━━━ DATA EXCERPTS
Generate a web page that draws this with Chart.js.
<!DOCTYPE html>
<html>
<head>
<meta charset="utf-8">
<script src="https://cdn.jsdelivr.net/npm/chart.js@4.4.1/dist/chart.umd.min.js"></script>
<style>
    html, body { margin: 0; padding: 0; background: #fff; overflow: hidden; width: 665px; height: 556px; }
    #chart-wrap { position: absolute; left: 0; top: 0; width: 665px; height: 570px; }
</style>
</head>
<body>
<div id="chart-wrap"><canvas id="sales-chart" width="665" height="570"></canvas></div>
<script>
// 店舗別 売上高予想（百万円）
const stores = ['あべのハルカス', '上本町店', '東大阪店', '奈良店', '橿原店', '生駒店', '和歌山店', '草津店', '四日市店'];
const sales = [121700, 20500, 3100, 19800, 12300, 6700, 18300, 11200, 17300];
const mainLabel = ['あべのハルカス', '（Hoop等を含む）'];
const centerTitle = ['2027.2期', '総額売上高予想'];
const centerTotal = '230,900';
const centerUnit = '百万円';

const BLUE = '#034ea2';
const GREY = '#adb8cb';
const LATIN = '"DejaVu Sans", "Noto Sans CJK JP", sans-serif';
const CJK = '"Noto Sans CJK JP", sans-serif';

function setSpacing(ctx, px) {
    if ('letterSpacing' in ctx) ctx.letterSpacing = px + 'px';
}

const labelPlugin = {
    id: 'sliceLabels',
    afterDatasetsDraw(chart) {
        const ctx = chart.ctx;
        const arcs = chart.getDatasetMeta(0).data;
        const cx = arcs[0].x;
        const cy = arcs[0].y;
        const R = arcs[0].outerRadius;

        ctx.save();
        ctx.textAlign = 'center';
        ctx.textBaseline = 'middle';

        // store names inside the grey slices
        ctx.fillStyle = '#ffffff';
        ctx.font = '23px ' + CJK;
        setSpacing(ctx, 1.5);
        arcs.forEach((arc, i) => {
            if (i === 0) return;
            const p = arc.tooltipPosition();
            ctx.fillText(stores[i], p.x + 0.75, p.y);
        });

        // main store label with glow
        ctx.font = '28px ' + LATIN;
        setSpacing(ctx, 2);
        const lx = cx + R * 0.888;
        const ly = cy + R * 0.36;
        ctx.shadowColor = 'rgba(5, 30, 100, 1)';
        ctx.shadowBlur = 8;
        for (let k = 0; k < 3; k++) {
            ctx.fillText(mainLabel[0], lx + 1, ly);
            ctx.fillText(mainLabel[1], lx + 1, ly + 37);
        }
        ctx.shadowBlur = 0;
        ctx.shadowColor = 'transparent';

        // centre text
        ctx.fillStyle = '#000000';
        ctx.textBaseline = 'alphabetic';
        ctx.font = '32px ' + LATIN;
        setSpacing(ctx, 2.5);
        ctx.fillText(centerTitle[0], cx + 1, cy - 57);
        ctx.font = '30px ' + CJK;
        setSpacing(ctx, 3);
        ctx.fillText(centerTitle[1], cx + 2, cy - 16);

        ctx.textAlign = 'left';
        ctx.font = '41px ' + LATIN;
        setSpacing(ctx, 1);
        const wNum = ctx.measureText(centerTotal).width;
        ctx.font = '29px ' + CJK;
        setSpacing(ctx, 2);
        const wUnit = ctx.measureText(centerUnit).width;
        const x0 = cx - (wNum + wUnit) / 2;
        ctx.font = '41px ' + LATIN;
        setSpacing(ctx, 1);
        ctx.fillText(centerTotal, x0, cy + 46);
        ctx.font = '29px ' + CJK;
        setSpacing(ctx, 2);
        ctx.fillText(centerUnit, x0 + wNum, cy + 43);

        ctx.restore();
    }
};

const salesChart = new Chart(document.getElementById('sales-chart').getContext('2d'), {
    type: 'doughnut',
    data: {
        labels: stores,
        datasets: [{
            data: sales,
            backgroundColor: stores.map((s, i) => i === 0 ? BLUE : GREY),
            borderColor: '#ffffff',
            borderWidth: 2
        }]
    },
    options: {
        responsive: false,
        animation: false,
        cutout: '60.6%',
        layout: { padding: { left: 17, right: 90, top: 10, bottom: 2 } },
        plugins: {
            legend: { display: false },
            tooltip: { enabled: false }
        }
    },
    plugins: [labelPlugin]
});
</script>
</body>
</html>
━━━━━━
━━━ DATA EXCERPTS
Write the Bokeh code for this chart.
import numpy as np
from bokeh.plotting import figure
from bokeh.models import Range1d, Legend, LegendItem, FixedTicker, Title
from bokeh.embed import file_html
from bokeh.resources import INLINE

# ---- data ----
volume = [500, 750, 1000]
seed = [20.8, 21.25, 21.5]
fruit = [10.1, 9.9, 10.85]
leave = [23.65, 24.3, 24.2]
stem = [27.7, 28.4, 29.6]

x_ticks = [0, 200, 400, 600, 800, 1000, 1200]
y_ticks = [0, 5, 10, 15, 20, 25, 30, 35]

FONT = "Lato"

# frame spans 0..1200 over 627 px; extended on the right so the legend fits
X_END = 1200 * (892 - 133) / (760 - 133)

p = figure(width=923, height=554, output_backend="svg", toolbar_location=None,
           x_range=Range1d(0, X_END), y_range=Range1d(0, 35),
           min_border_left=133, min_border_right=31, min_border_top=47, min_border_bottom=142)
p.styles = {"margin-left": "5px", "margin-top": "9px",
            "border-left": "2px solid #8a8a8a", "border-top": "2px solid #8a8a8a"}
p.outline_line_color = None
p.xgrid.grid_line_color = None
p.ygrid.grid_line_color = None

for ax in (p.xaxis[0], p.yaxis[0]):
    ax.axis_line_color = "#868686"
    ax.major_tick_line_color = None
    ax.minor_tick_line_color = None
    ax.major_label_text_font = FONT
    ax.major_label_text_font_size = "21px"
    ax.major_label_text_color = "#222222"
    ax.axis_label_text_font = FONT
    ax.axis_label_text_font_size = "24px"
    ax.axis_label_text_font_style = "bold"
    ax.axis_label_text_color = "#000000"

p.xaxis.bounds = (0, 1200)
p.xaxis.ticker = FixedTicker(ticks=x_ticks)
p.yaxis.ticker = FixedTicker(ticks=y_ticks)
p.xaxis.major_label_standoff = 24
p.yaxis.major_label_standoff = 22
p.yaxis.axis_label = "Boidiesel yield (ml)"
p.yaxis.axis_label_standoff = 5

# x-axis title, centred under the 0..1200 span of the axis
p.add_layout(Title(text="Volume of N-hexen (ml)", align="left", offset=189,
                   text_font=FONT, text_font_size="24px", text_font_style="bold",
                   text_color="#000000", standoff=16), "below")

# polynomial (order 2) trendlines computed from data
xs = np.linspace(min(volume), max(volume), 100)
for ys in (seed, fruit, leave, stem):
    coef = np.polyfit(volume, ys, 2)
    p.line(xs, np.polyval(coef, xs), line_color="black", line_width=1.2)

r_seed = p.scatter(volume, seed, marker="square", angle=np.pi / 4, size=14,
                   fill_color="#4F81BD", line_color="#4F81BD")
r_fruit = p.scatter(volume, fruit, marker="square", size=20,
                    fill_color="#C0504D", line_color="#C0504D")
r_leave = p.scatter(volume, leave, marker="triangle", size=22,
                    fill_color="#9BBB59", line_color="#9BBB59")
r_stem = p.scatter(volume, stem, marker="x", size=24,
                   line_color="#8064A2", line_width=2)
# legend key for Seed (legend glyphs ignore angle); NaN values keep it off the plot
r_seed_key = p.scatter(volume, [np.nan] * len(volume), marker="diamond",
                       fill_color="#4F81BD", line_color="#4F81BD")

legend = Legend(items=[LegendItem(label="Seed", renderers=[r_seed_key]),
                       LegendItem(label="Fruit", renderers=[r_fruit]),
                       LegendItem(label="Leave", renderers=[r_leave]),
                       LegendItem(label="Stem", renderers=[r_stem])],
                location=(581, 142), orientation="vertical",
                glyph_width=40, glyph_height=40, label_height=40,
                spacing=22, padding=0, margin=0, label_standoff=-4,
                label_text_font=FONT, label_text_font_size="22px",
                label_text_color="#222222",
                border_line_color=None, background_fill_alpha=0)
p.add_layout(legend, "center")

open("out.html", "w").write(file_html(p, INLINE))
━━━━━━
Write out exactly the lines from the one with "Generate a web" through the one with "const centerUnit = '百万円';", including both, and no others.

### [ANSWER TO THIS EXERCISE]
Generate a web page that draws this with Chart.js.
<!DOCTYPE html>
<html>
<head>
<meta charset="utf-8">
<script src="https://cdn.jsdelivr.net/npm/chart.js@4.4.1/dist/chart.umd.min.js"></script>
<style>
    html, body { margin: 0; padding: 0; background: #fff; overflow: hidden; width: 665px; height: 556px; }
    #chart-wrap { position: absolute; left: 0; top: 0; width: 665px; height: 570px; }
</style>
</head>
<body>
<div id="chart-wrap"><canvas id="sales-chart" width="665" height="570"></canvas></div>
<script>
// 店舗別 売上高予想（百万円）
const stores = ['あべのハルカス', '上本町店', '東大阪店', '奈良店', '橿原店', '生駒店', '和歌山店', '草津店', '四日市店'];
const sales = [121700, 20500, 3100, 19800, 12300, 6700, 18300, 11200, 17300];
const mainLabel = ['あべのハルカス', '（Hoop等を含む）'];
const centerTitle = ['2027.2期', '総額売上高予想'];
const centerTotal = '230,900';
const centerUnit = '百万円';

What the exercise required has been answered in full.